Doherty, Andrews' campaign treasurer, laid out the fuzzy rules in an e-mail when the congressman first formed the committee.
"Aside from the personal and official expenses exception, there is wide discretion as to what expenditures further the Leadership PAC's goals," Doherty wrote.
She included the same summary in a May 2, 2011, e-mail to Camille Andrews as they discussed how to pay for the flights to Scotland. Doherty cited examples of lawmakers spending tens of thousands of dollars from leadership PACs on expenses such as Yankees tickets, travel to resorts with donors, and golf at California's renowned Pebble Beach.
"As you can see," the memo continued, "so long as the expense furthers the Leadership PAC's goals, and is otherwise not prohibited, it appears to be permissible."
Politically, Andrews' leadership PAC has not been very active. He contributed $30,000 to the Democratic Congressional Campaign Committee in 2011 and again in March and donated to Camden and New Jersey Democratic groups. A total of $14,000 has gone to Democratic committees for Camden County and New Jersey.

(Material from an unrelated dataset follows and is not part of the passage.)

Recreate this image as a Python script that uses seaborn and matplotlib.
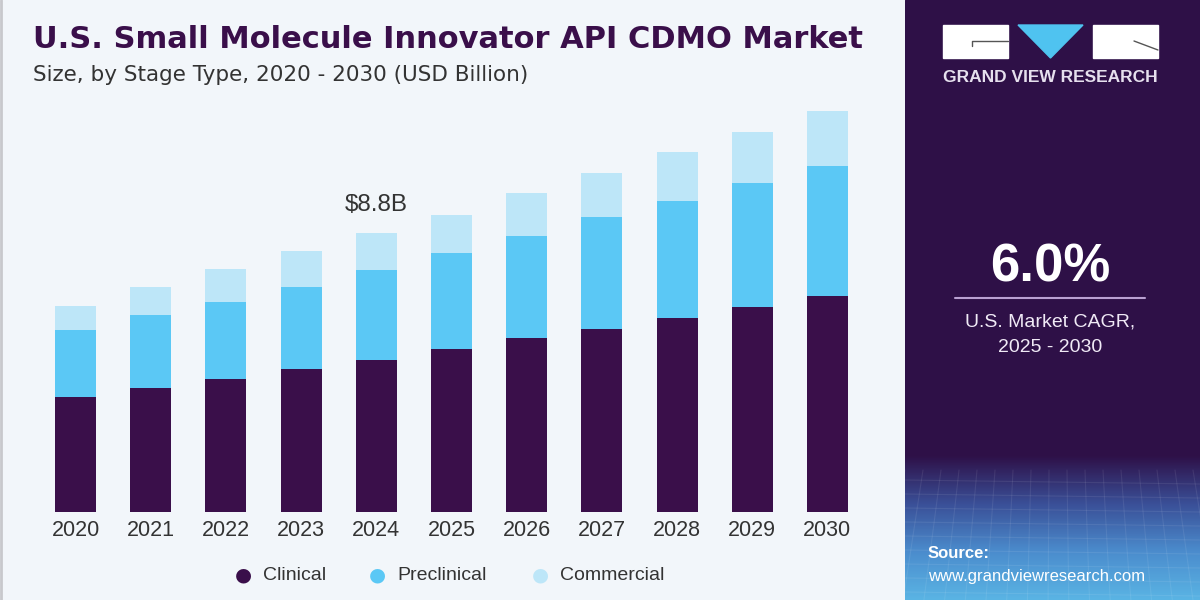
import numpy as np
import pandas as pd
import matplotlib
matplotlib.use("Agg")
import matplotlib.pyplot as plt
import seaborn as sns

# values (USD Billion)
years = ["2020", "2021", "2022", "2023", "2024", "2025", "2026", "2027", "2028", "2029", "2030"]
clinical = [3.63, 3.91, 4.20, 4.51, 4.79, 5.14, 5.49, 5.77, 6.12, 6.47, 6.81]
preclinical = [2.11, 2.30, 2.43, 2.59, 2.84, 3.03, 3.22, 3.53, 3.69, 3.91, 4.10]
commercial = [0.76, 0.88, 1.04, 1.14, 1.17, 1.20, 1.36, 1.39, 1.55, 1.61, 1.74]
series_names = ["Clinical", "Preclinical", "Commercial"]
colors = ["#3a0f4a", "#5bc8f5", "#bde6f8"]

df = pd.DataFrame({"year": years, "Clinical": clinical,
                   "Preclinical": preclinical, "Commercial": commercial})

sns.set_theme(style="white")
plt.rcParams["font.family"] = ["Liberation Sans", "DejaVu Sans"]

fig = plt.figure(figsize=(12, 6), dpi=100)
fig.patch.set_facecolor("#f2f6fa")

ax = fig.add_axes([38 / 1200, 88 / 600, 827 / 1200, 412 / 600])
ax.set_facecolor("#f2f6fa")

bottom = np.zeros(len(years))
for name, col in zip(series_names, colors):
    sns.barplot(data=df, x="year", y=name, color=col, width=0.545,
                bottom=bottom, saturation=1, ax=ax, linewidth=0)
    bottom = bottom + df[name].values

ax.set_xlim(-0.5, 10.5)
ax.set_ylim(0, 13)
ax.set_xlabel("")
ax.set_ylabel("")
ax.set_yticks([])
ax.tick_params(axis="x", length=0, labelsize=15.5, labelcolor="#333333", pad=6)
for s in ax.spines.values():
    s.set_visible(False)

# total label for 2024
tot_2024 = bottom[4]
ax.text(4, tot_2024 + 0.55, f"${tot_2024:.1f}B", ha="center", va="bottom",
        fontsize=17.5, color="#333333")

# titles
fig.text(33 / 1200, 1 - 40 / 600, "U.S. Small Molecule Innovator API CDMO Market",
         fontsize=22, fontweight="heavy", color="#3a0f4a", va="center",
         family="DejaVu Sans")
fig.text(33 / 1200, 1 - 75 / 600, "Size, by Stage Type, 2020 - 2030 (USD Billion)",
         fontsize=15.5, color="#333333", va="center", family="DejaVu Sans")

# thin left border
fig.add_artist(plt.Line2D([0.001, 0.001], [0, 1], color="#c8c8cc", lw=2))

# legend
for xpx, name, col in zip([243, 377, 540], series_names, colors):
    fig.text(xpx / 1200, 1 - 575 / 600, "\u25cf", fontsize=14, color=col,
             ha="center", va="center", family="DejaVu Sans")
    fig.text((xpx + 20) / 1200, 1 - 575 / 600, name, fontsize=14,
             color="#333333", va="center")

# right panel
rp = fig.add_axes([905 / 1200, 0, 295 / 1200, 1])
rp.set_xlim(0, 295)
rp.set_ylim(600, 0)
rp.axis("off")
rp.add_patch(plt.Rectangle((0, 0), 295, 600, color="#2e1047", zorder=0))
grad = np.linspace(0, 1, 200)[:, None]
cmap = matplotlib.colors.LinearSegmentedColormap.from_list(
    "g", ["#2e1047", "#3a4f97", "#4b8ccd", "#5ab4e4"])
rp.imshow(grad, extent=(0, 295, 600, 455), cmap=cmap, aspect="auto", zorder=1)
# faint grid texture
for i in range(0, 300, 18):
    rp.plot([i, i + (i - 150) * 0.15], [470, 600], color="white", alpha=0.08, lw=0.8, zorder=2)
for j in range(480, 600, 14):
    rp.plot([0, 295], [j, j + 4], color="white", alpha=0.08, lw=0.8, zorder=2)

# logo
rp.add_patch(plt.Rectangle((38, 25), 65, 33, color="white", zorder=3))
rp.add_patch(plt.Polygon([[113, 25], [178, 25], [145.5, 58]], color="#4fc3f0", zorder=3))
rp.add_patch(plt.Rectangle((188, 25), 65, 33, color="white", zorder=3))
rp.plot([67, 67, 103], [46, 41, 41], color="#555555", lw=1, zorder=4)
rp.plot([229, 253], [41, 50], color="#555555", lw=1, zorder=4)
rp.text(145.5, 78, "GRAND VIEW RESEARCH", color="#e6e0ee", fontsize=12.5,
        fontweight="bold", ha="center", va="center", zorder=4)

rp.text(145, 268, "6.0%", color="white", fontsize=38, fontweight="bold",
        ha="center", va="center", zorder=4)
rp.plot([50, 240], [298, 298], color="#b9a0d2", lw=1.5, zorder=4)
rp.text(145, 322, "U.S. Market CAGR,", color="#f0eaf6", fontsize=14,
        ha="center", va="center", zorder=4)
rp.text(145, 348, "2025 - 2030", color="#f0eaf6", fontsize=14,
        ha="center", va="center", zorder=4)

rp.text(23, 553, "Source:", color="white", fontsize=12, fontweight="bold",
        va="center", zorder=4)
rp.text(23, 577, "www.grandviewresearch.com", color="white", fontsize=12,
        va="center", zorder=4)

fig.savefig("out.png", dpi=100, facecolor=fig.get_facecolor())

Only $5,500 has gone to individual candidates.
Andrews, found to have misused $954 in campaign money in 2009 but not penalized then, faces little political opposition in his safe congressional district.
But the charge of using political cash for personal expenses is a dangerous one, said Stefan Passantino, the head of the political law team at McKenna Long & Aldridge and an attorney for several Republicans.
"That allegation is one that is very highly scrutinized," he said. "It is one that, frankly, most candidates and most campaigns know is a third rail that needs to be stayed away from."